Use Measured Rheology Inputs
If possible, include plastic viscosity, yield point, and low-shear-rate measurements. This improves annular pressure estimates and better predicts ECD trends in deviated sections where cuttings loading can be significant.
Track Pressure Signatures in Real Time
Build pressure fingerprints for each phase of the section. At a constant flow rate, abrupt deviations from expected SPP can be an early warning signal. Pair hydraulic tracking with torque and drag trends, cuttings shape/volume, and pit volume monitoring.
Operational Interpretation of Results
After calculating pump pressure, the real value is in interpretation:
- If SPP is high: Evaluate pipe restrictions, nozzle plugging, annular loading, or viscosity spikes.

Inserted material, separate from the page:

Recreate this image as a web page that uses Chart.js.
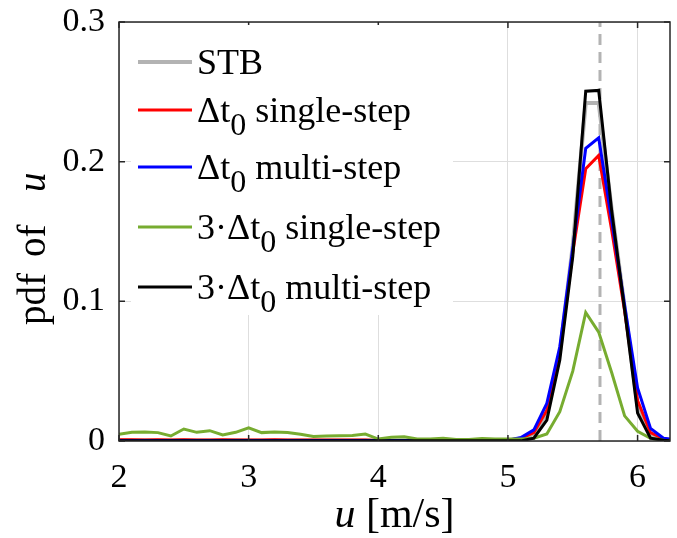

- If SPP is low: Check for washouts, leaks, under-displaced nozzles, or unexpected fluid losses.
- If ECD approaches fracture margin: Reduce flow rate, optimize rheology, or re-stage sweeps to avoid losses.
- If cuttings transport is weak: Increase annular velocity within pressure window constraints.
Authoritative References for Drilling and Pressure Planning
For deeper technical context, review current data and guidance from public energy and academic resources:
- U.S. Energy Information Administration (EIA) – U.S. production and drilling data
- Bureau of Safety and Environmental Enforcement (BSEE) – offshore operational and safety oversight
- Penn State Energy Engineering Resources (.edu) – drilling and fluid fundamentals
Final Takeaway
To calculate pump pressure drilling values correctly, think in systems: flow rate, mud density, geometry, nozzle area, and friction all interact. Use a structured model, validate against measured standpipe pressure, and always interpret the result inside the pore-fracture operating window. The calculator on this page gives a robust and practical baseline for daily planning, pre-job sensitivity checks, and on-shift troubleshooting.
Engineering note: This calculator is a planning tool and does not replace full hydraulic modeling, well control procedures, or company-specific operating limits.